I have not posted pics of her for months because I had this internal debate with myself on what to do with the stone. She has chips in what is a thin and crispy girdle and one day I would dearly like to give her a repolish. I explored these options and found out the only way to ship a stone this size and value from Australia to the US was via Brinks or Malca Almit, both of which are expensive options. I explored getting the girdle redone here in Australia, I fast came to the conclusion she would come back a vastly different shape and cutters here have very limited to no experience with Old stones.
I rang Adam, at OWD he got it immediately. I was about to ship the stone to him for a repolish and better girdle and then to Victor for a new setting and then the drama with the pear. My husband flipped out. And in that time I have to admit I somehow grew fond of the old gal as she is, she could be lost, she could explode at the cutters wheel, 5+ carats of chunky goodness gone in the blink of an eye, so I made the call to leave her be for the time being, set her and just enjoy..... I might take her to the US one day for a better girdle, who knows.
This made the type of setting I put her into limited. I am in the process of getting one made (fingers crossed) so I will keep you posted. The original pin has a 10 prong peg head, 18K white gold. It has a lovely aged colour and patina it makes the colour of the stone disappear. I did think about cutting the head off and putting a shank on it, but decided to keep it as it's part of the history of the piece.
To begin with all of my pics made her look terrible. I showed some to SB. She looked like a badly cut stone in every one that I took. I went and looked at hundreds of old cuts all much smaller before I bought her. I trusted my eyes and my gut. I gave up for a while, discouraged, my pics still had this random and bad looking facet pattern in pretty well every one. That is not what my eyes were seeing. It wasn't what she looks like in person at all. Sometimes pics don't tell the full story.
SB told me not to worry. That the more irregularly shaped the stone the more difficult it was to take a decent pic, in this case at least. I gave up with the old camera and tried with the Iphone. These were marginally better. Then I held up my loupe to the Iphone camera hole and hey presto finally a closer shot to what I actually saw. I will put the disclaimer I still have not managed to get a pic that captures the true beauty of this stone, but here is the sneak peak anyway;
The original pin and vendor pics, they didn't clean the stone first she was coated in oil, grease and dirt when she arrived;

A real life perspective, you can see how bad I make the cut look she is picking up the blue from the sky;

An early pic, still no luck with the facet pattern

Even some of the later pics made the faceting look like a random mess, then I got a bit better at taking pics. I am wearing a fuzzy track top or sweater top and dark blue track pants in the next three pics, that is what is being picked up and reflected in the stone....

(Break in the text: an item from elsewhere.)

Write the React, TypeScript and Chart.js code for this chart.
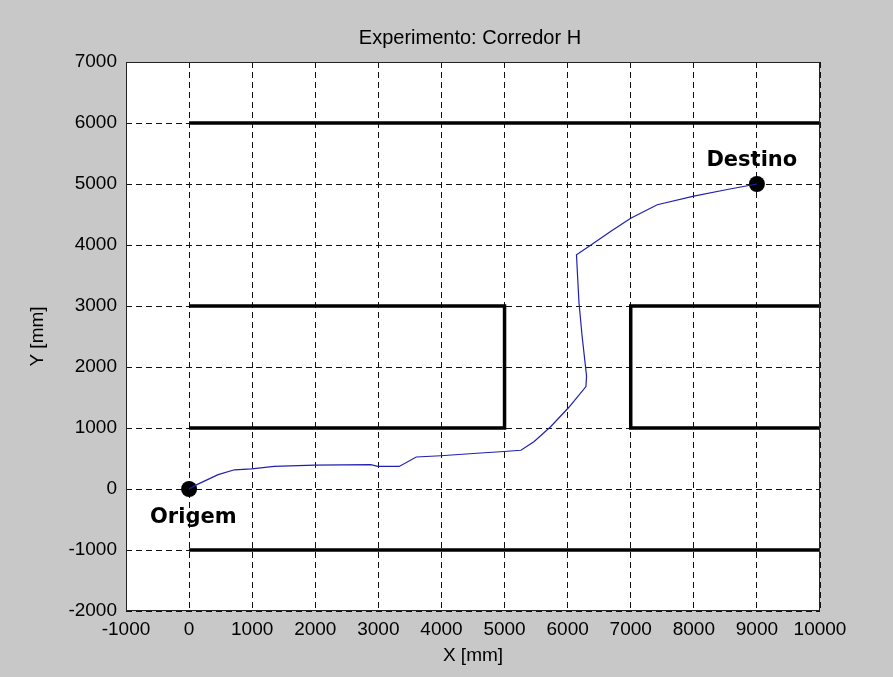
import React, { useEffect, useRef } from "react";
import { Chart, registerables } from "chart.js";

Chart.register(...registerables);

const TITLE = "Experimento: Corredor H";
const X_LABEL = "X [mm]";
const Y_LABEL = "Y [mm]";

const X_MIN = -1000;
const X_MAX = 10000;
const Y_MIN = -2000;
const Y_MAX = 7000;
const TICK_STEP = 1000;

// robot trajectory [x, y] in mm
const pathX = [0, 90, 460, 720, 990, 1350, 1990, 2880, 2990, 3330, 3600, 3990, 4620, 4990, 5260, 5470, 5730, 6020, 6290, 6300, 6230, 6180, 6140, 6370, 6680, 7000, 7420, 8000, 8530, 9000];
const pathY = [0, 55, 235, 315, 330, 370, 390, 400, 370, 370, 525, 545, 590, 615, 635, 780, 1020, 1340, 1680, 1850, 2500, 3050, 3840, 4000, 4220, 4440, 4660, 4800, 4910, 5000];

// corridor walls
const wallTopX = [0, 10000];
const wallTopY = [6000, 6000];
const wallBottomX = [0, 10000];
const wallBottomY = [-1000, -1000];
const leftBlockX = [0, 5000, 5000, 0];
const leftBlockY = [3000, 3000, 1000, 1000];
const rightBlockX = [10000, 7000, 7000, 10000];
const rightBlockY = [3000, 3000, 1000, 1000];

// start / goal markers
const markerX = [0, 9000];
const markerY = [0, 5000];

// text annotations (data coordinates, left / baseline anchored)
const annotText = ["Origem", "Destino"];
const annotX = [-620, 8200];
const annotY = [-560, 5290];

const toPoints = (xs: number[], ys: number[]) => xs.map((x, i) => ({ x, y: ys[i] }));

export default function App() {
  const ref = useRef<HTMLCanvasElement | null>(null);

  useEffect(() => {
    if (!ref.current) return;

    const bgPlugin = {
      id: "bg",
      beforeDraw(chart: any) {
        const { ctx, chartArea } = chart;
        ctx.save();
        ctx.fillStyle = "#c8c8c8";
        ctx.fillRect(0, 0, chart.width, chart.height);
        ctx.fillStyle = "#ffffff";
        ctx.fillRect(chartArea.left, chartArea.top, chartArea.right - chartArea.left, chartArea.bottom - chartArea.top);
        ctx.restore();
      },
      afterDatasetsDraw(chart: any) {
        const { ctx, chartArea, scales } = chart;
        ctx.save();
        ctx.strokeStyle = "#222222";
        ctx.lineWidth = 1;
        ctx.strokeRect(chartArea.left + 0.5, chartArea.top + 0.5, chartArea.right - chartArea.left - 1, chartArea.bottom - chartArea.top - 1);
        ctx.fillStyle = "#000000";
        ctx.font = "bold 21px 'DejaVu Sans'";
        ctx.textAlign = "left";
        ctx.textBaseline = "alphabetic";
        annotText.forEach((t, i) => {
          ctx.fillText(t, scales.x.getPixelForValue(annotX[i]), scales.y.getPixelForValue(annotY[i]));
        });
        // title, centred over the axes box
        ctx.font = "20px 'Liberation Sans', Arial, sans-serif";
        ctx.textAlign = "center";
        ctx.textBaseline = "middle";
        ctx.fillText(TITLE, (chartArea.left + chartArea.right) / 2 - 3, chartArea.top - 24);
        ctx.restore();
      },
    };

    const wallStyle = {
      showLine: true,
      borderColor: "#000000",
      backgroundColor: "#000000",
      borderWidth: 3.5,
      pointRadius: 0,
      fill: false,
    };

    const tickFont = { family: "'Liberation Sans', Arial, sans-serif", size: 19 };
    const gridCfg = { color: "#111111", lineWidth: 1, drawTicks: false };
    const borderCfg = { display: false, dash: [6, 4] };

    const chart = new Chart(ref.current, {
      type: "scatter",
      data: {
        datasets: [
          { ...wallStyle, data: toPoints(wallTopX, wallTopY) },
          { ...wallStyle, data: toPoints(wallBottomX, wallBottomY) },
          { ...wallStyle, data: toPoints(leftBlockX, leftBlockY) },
          { ...wallStyle, data: toPoints(rightBlockX, rightBlockY) },
          {
            data: toPoints(pathX, pathY),
            showLine: true,
            borderColor: "#2020b0",
            backgroundColor: "#2020b0",
            borderWidth: 1.2,
            pointRadius: 0,
          },
          {
            data: toPoints(markerX, markerY),
            showLine: false,
            pointRadius: 8,
            backgroundColor: "#000000",
            borderColor: "#000000",
            borderWidth: 0,
          },
        ],
      },
      options: {
        responsive: false,
        animation: false,
        layout: { padding: { left: 0, right: 73, top: 62, bottom: 0 } },
        plugins: {
          legend: { display: false },
          tooltip: { enabled: false },
          title: { display: false },
        },
        scales: {
          x: {
            type: "linear",
            min: X_MIN,
            max: X_MAX,
            afterFit: (s: any) => {
              s.height = 66;
            },
            ticks: {
              stepSize: TICK_STEP,
              autoSkip: false,
              maxRotation: 0,
              color: "#000000",
              font: tickFont,
              padding: 7,
              callback: (v: any) => String(v),
            },
            grid: gridCfg,
            border: borderCfg,
            title: {
              display: true,
              text: X_LABEL,
              color: "#000000",
              font: tickFont,
              padding: { top: 0, bottom: 10 },
            },
          },
          y: {
            type: "linear",
            min: Y_MIN,
            max: Y_MAX,
            afterFit: (s: any) => {
              s.width = 126;
            },
            ticks: {
              stepSize: TICK_STEP,
              autoSkip: false,
              color: "#000000",
              font: tickFont,
              padding: 9,
              callback: (v: any) => String(v),
            },
            grid: gridCfg,
            border: borderCfg,
            title: {
              display: true,
              text: Y_LABEL,
              color: "#000000",
              font: tickFont,
              padding: { top: 26, bottom: 0 },
            },
          },
        },
      },
      plugins: [bgPlugin],
    } as any);

    return () => chart.destroy();
  }, []);

  return (
    <div style={{ position: "fixed", left: 0, top: 0, width: 893, height: 677, background: "#c8c8c8" }}>
      <canvas ref={ref} width={893} height={677} style={{ width: 893, height: 677, display: "block" }} />
    </div>
  );
}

And then finally with the loupe & Iphone, I discovered I could get a pic close to what my eye actually sees. The pink is the long sleeved sweat top I have on and the blue which you can actually see my leg at the 8.00 o'clock position is being picked up and reflected around the stone. The dark brown to almost black next to my leg is the leg of a table also being reflected around the stone. Pic taken inside my house. Apologies for the white fuzz, I wiped the stone down with paper towel thinking that would clean it and you can see it stuck to the diamond making it as dirty if not more dirty than when I started.
The stone is a chameleon, it picks up and reflects whatever is in its surroundings.